## BEGIN SUPPLIED DATA
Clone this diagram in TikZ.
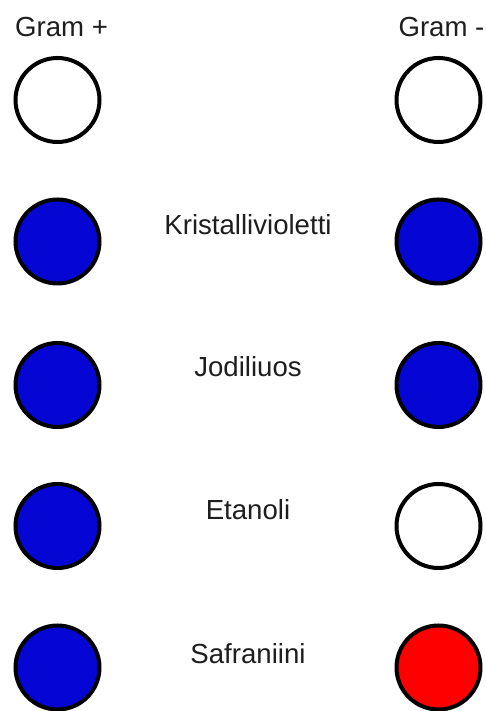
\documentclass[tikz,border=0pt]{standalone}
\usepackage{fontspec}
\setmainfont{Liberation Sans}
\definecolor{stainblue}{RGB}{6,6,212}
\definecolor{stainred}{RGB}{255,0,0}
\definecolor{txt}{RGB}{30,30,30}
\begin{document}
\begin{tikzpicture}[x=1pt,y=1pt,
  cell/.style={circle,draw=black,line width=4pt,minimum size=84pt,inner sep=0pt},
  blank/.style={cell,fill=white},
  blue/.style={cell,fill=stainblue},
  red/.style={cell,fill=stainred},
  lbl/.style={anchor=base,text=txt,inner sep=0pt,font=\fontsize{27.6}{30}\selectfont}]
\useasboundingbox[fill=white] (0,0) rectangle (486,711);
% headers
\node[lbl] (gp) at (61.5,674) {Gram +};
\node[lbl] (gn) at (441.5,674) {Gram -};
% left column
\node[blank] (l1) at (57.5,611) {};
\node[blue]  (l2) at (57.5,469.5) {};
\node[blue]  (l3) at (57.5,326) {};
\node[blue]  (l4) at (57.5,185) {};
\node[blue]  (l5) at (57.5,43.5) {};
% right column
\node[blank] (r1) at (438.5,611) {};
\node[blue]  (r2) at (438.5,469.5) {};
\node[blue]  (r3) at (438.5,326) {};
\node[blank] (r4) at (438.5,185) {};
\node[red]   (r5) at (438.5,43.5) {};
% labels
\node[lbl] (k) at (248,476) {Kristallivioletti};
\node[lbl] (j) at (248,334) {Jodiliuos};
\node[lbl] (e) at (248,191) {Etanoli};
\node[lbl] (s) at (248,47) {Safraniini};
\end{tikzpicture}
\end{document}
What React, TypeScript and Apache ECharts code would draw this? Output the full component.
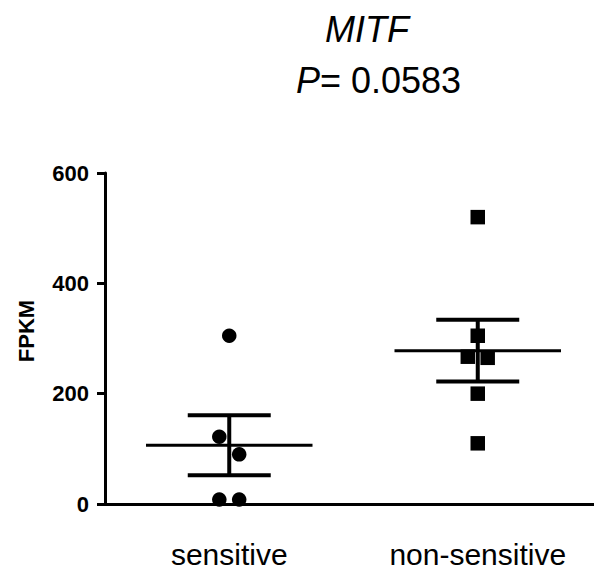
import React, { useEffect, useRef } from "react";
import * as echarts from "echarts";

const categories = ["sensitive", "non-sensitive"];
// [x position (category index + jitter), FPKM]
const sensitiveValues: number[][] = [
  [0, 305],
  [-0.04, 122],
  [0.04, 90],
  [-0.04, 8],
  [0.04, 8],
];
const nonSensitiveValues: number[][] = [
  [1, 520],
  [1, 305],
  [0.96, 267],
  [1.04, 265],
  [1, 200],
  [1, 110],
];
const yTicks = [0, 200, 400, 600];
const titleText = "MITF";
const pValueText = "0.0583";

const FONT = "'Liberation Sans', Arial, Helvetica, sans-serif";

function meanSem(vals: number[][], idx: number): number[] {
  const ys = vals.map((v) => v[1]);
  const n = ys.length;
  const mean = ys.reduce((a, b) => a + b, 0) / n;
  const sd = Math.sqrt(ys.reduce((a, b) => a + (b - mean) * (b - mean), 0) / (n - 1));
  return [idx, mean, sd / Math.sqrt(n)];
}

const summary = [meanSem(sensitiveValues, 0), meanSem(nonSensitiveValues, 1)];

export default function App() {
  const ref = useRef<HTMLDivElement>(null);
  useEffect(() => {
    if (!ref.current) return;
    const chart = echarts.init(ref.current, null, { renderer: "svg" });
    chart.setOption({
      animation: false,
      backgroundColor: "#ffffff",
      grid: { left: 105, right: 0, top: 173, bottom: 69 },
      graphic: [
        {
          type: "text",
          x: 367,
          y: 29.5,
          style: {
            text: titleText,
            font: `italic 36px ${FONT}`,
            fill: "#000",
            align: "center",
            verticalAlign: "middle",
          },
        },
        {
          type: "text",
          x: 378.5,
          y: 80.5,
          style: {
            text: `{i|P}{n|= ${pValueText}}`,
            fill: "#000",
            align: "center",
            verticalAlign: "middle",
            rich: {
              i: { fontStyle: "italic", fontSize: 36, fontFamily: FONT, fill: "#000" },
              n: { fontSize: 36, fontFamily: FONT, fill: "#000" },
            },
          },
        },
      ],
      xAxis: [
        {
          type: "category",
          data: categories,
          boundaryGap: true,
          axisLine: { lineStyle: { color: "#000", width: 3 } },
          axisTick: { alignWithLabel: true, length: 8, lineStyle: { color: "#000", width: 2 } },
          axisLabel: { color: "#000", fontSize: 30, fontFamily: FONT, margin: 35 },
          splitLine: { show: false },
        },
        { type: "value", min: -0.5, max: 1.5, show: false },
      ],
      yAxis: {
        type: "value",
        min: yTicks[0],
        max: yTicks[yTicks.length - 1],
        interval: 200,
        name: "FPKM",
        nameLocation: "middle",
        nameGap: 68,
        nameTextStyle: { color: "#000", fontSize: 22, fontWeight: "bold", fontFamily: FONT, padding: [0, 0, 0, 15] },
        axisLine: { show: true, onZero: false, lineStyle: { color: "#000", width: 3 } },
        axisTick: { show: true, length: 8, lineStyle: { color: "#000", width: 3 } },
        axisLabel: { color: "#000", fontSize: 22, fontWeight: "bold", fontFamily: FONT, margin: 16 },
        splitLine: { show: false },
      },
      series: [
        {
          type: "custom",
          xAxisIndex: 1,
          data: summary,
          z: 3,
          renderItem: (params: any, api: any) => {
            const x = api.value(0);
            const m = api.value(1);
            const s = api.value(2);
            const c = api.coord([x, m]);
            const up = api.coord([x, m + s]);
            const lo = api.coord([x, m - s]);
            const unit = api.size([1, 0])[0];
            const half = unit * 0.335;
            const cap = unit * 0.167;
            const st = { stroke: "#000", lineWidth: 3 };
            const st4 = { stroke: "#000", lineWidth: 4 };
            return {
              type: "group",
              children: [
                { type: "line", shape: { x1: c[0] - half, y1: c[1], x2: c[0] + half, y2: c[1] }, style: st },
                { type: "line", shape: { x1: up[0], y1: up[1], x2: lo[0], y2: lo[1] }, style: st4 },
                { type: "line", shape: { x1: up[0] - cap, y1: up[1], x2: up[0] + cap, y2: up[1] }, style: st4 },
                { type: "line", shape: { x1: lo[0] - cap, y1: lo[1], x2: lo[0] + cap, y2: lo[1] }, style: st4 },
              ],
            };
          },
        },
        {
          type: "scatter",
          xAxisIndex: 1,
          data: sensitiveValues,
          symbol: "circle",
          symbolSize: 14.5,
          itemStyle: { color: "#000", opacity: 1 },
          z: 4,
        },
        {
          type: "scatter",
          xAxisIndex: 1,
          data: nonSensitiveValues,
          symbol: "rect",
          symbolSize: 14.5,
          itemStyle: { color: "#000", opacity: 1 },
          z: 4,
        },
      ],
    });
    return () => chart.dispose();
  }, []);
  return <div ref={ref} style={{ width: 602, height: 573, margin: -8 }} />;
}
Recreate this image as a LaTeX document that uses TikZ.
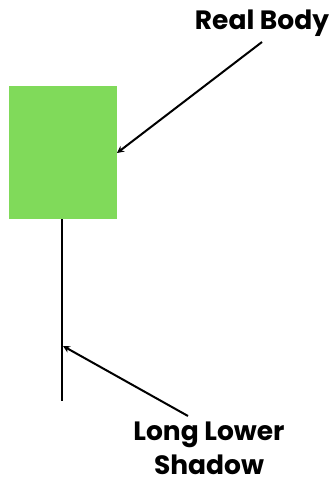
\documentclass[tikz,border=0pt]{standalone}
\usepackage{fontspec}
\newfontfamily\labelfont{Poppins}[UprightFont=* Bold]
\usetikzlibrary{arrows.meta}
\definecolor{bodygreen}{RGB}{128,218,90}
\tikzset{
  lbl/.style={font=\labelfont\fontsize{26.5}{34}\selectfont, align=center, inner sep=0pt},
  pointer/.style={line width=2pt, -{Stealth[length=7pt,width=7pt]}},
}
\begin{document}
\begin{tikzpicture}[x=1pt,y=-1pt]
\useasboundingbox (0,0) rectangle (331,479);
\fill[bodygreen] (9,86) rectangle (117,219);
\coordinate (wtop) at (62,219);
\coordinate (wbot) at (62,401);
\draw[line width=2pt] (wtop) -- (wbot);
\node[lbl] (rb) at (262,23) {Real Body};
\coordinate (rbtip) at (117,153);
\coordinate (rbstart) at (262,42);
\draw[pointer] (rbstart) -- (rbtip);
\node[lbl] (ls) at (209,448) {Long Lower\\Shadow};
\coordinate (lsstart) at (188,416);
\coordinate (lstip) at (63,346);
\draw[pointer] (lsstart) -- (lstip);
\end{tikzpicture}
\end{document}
## END SUPPLIED DATA
→ **WRITTEN REQUEST**
Leave the pictures out, and transcribe exactly the lines above starting at the one that contains "What React, TypeScript" and ending at the one that contains "import * as".

→ **FINAL RESULT**
What React, TypeScript and Apache ECharts code would draw this? Output the full component.
import React, { useEffect, useRef } from "react";
import * as echarts from "echarts";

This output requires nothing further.